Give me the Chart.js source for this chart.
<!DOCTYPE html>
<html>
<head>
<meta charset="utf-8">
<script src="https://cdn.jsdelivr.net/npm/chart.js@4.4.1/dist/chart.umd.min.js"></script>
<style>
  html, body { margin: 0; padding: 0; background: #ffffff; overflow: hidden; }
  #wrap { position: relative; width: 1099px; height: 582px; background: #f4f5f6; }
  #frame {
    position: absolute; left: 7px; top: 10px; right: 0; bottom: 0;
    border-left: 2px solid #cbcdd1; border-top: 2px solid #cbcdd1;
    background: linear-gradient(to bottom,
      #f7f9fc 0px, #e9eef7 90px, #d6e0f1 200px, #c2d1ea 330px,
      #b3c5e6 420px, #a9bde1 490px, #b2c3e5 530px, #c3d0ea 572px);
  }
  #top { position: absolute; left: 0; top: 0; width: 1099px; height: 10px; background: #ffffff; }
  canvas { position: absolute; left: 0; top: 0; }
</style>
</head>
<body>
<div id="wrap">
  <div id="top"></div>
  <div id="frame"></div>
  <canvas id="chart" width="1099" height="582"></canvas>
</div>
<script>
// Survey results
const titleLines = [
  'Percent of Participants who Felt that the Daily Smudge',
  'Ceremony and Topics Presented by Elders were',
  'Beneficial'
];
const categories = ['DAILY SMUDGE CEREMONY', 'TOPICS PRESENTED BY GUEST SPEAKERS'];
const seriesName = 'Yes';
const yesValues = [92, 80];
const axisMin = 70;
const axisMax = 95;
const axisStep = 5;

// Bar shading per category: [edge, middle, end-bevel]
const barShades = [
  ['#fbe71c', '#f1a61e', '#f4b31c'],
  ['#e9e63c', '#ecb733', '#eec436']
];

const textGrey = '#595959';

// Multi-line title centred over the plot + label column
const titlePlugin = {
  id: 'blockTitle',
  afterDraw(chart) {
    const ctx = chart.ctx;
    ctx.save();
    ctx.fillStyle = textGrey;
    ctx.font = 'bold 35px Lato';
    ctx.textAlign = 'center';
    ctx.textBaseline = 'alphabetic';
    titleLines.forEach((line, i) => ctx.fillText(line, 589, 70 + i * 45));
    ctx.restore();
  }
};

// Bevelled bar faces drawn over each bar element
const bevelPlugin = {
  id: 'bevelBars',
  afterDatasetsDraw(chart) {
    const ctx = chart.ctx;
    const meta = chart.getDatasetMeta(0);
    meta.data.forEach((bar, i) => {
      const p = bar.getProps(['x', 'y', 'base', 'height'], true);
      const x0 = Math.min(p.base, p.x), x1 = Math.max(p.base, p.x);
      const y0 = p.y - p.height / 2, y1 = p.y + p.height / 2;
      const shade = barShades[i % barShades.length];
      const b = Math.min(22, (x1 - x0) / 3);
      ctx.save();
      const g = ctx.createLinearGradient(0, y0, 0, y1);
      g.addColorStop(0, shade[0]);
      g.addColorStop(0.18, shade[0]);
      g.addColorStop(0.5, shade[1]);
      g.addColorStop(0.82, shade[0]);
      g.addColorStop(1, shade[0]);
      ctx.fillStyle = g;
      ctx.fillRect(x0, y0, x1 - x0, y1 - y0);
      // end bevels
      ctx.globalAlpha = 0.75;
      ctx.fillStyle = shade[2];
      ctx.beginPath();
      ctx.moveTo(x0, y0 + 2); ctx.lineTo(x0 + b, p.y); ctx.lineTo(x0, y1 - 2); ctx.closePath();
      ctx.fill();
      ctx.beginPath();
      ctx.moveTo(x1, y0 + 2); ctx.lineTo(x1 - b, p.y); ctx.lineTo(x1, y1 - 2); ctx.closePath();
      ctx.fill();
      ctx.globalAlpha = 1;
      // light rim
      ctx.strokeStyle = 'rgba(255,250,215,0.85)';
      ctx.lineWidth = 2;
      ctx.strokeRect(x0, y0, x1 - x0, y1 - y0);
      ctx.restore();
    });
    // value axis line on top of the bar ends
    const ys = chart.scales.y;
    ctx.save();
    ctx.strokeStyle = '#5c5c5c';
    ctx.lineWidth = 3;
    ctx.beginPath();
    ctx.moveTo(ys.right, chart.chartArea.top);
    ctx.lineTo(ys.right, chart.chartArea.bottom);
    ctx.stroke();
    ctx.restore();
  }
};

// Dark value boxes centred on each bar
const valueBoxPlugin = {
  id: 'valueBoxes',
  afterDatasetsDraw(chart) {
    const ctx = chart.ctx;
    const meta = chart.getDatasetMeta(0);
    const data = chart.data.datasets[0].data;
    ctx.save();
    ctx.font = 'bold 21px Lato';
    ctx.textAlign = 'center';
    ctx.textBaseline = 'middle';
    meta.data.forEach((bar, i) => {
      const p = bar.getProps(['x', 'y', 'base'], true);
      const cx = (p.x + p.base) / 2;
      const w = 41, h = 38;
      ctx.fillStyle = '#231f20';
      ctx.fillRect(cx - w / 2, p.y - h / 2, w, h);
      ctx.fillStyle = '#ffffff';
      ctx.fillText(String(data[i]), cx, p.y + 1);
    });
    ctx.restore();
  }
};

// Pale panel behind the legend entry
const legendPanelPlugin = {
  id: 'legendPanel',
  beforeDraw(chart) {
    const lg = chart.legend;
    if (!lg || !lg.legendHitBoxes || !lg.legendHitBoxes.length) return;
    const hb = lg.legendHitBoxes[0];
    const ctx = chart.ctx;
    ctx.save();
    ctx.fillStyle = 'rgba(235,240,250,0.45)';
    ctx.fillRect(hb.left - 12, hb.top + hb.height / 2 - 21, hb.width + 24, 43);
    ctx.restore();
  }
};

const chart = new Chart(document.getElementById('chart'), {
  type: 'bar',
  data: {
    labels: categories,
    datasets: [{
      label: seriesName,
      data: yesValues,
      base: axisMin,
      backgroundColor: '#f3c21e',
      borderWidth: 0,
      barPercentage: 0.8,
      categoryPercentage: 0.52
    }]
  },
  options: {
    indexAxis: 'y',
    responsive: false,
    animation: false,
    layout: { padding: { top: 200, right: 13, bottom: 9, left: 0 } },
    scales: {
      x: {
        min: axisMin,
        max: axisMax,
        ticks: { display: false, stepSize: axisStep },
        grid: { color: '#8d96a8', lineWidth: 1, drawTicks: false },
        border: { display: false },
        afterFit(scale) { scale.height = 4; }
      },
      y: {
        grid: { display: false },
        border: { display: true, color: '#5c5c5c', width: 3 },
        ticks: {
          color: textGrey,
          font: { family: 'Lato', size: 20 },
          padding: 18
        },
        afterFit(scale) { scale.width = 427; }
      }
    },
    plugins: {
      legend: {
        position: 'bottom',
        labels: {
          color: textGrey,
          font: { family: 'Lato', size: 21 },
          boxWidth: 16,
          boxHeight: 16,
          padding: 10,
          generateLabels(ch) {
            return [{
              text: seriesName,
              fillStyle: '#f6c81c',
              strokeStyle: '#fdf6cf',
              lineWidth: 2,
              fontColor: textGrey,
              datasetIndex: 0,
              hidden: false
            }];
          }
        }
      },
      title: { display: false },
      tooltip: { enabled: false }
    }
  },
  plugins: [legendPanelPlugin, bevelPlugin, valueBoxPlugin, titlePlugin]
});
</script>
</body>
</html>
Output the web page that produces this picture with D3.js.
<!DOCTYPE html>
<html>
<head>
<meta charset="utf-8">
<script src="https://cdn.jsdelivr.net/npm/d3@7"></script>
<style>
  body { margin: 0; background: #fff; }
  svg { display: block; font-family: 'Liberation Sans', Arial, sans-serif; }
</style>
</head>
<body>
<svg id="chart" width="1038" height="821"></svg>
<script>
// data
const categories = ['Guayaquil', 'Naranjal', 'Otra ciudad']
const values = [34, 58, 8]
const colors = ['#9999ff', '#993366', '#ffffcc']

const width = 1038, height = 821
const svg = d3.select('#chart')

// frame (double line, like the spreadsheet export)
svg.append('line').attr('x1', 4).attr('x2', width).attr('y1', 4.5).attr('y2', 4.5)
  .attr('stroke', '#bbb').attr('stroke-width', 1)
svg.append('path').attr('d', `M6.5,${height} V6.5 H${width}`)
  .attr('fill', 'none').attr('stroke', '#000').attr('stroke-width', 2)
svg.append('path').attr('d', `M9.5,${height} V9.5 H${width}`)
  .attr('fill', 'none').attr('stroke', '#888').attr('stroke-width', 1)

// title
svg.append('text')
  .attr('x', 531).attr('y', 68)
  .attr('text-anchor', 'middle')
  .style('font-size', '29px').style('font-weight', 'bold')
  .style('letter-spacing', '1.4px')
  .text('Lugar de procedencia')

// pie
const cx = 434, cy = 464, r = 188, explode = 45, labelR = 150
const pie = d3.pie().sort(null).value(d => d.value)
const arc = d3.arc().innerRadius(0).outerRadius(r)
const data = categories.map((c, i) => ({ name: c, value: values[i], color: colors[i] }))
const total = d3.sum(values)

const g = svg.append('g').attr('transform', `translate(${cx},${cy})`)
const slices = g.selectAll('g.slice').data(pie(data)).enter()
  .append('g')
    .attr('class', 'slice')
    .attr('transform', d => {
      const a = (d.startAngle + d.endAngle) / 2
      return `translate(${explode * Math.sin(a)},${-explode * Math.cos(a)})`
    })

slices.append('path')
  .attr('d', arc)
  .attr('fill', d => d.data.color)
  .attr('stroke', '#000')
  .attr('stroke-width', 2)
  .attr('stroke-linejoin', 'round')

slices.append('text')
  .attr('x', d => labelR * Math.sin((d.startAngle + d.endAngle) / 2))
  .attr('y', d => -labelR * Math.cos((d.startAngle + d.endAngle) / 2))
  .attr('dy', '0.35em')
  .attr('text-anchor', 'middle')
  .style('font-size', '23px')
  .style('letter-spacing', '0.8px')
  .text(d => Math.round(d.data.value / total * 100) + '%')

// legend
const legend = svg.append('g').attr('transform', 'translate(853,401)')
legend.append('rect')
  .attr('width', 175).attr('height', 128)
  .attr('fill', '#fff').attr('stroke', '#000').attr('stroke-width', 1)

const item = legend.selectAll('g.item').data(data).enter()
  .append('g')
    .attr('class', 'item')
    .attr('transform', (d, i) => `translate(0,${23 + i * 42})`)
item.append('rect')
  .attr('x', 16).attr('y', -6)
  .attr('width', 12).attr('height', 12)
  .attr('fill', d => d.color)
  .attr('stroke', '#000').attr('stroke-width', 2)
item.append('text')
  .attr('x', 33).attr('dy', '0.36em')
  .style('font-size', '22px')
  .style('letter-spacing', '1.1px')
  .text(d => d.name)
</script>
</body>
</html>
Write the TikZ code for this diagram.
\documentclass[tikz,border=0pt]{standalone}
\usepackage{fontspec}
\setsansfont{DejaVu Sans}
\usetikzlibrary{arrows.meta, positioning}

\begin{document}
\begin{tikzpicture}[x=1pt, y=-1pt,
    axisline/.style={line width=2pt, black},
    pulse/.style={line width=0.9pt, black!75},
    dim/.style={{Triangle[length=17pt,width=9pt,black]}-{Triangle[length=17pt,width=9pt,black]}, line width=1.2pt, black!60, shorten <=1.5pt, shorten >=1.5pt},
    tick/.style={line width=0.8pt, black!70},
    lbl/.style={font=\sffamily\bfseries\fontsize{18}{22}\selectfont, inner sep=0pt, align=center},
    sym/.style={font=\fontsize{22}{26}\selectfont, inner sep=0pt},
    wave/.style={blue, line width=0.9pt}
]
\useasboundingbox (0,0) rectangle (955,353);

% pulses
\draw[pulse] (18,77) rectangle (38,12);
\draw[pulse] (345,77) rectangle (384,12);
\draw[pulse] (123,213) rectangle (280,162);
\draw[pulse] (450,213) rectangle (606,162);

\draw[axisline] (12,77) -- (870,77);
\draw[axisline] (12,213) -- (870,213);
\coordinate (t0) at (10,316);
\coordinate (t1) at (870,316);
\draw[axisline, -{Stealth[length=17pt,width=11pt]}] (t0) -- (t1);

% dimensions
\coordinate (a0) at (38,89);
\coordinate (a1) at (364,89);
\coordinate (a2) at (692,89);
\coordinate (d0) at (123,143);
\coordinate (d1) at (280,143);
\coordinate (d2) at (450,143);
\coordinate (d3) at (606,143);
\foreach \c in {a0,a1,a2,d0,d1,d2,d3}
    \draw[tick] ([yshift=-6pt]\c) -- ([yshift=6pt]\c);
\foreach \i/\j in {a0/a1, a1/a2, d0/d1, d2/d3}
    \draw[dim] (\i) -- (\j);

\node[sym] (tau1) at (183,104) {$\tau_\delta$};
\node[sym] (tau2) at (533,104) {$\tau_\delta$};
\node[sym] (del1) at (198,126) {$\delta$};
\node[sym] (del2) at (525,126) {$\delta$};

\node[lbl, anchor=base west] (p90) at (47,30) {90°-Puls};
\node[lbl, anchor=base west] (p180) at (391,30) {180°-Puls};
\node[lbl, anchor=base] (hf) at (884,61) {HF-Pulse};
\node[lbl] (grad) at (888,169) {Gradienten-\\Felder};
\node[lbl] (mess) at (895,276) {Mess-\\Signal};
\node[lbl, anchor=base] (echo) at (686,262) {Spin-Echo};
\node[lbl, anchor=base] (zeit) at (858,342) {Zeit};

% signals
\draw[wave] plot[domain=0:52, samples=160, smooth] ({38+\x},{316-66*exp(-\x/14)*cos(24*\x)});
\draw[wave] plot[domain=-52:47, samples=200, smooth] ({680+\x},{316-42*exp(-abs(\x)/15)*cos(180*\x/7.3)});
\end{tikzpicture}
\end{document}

☆ ☆ ☆ ☆ ☆ ☆ ☆

### Work instructions
Copy out precisely the lines that begin at the line containing "Write the TikZ code for this diagram." and end at the line containing "(450,213) rectangle (606,162);", including both; write nothing else.

### Exercise output
Write the TikZ code for this diagram.
\documentclass[tikz,border=0pt]{standalone}
\usepackage{fontspec}
\setsansfont{DejaVu Sans}
\usetikzlibrary{arrows.meta, positioning}

\begin{document}
\begin{tikzpicture}[x=1pt, y=-1pt,
    axisline/.style={line width=2pt, black},
    pulse/.style={line width=0.9pt, black!75},
    dim/.style={{Triangle[length=17pt,width=9pt,black]}-{Triangle[length=17pt,width=9pt,black]}, line width=1.2pt, black!60, shorten <=1.5pt, shorten >=1.5pt},
    tick/.style={line width=0.8pt, black!70},
    lbl/.style={font=\sffamily\bfseries\fontsize{18}{22}\selectfont, inner sep=0pt, align=center},
    sym/.style={font=\fontsize{22}{26}\selectfont, inner sep=0pt},
    wave/.style={blue, line width=0.9pt}
]
\useasboundingbox (0,0) rectangle (955,353);

% pulses
\draw[pulse] (18,77) rectangle (38,12);
\draw[pulse] (345,77) rectangle (384,12);
\draw[pulse] (123,213) rectangle (280,162);
\draw[pulse] (450,213) rectangle (606,162);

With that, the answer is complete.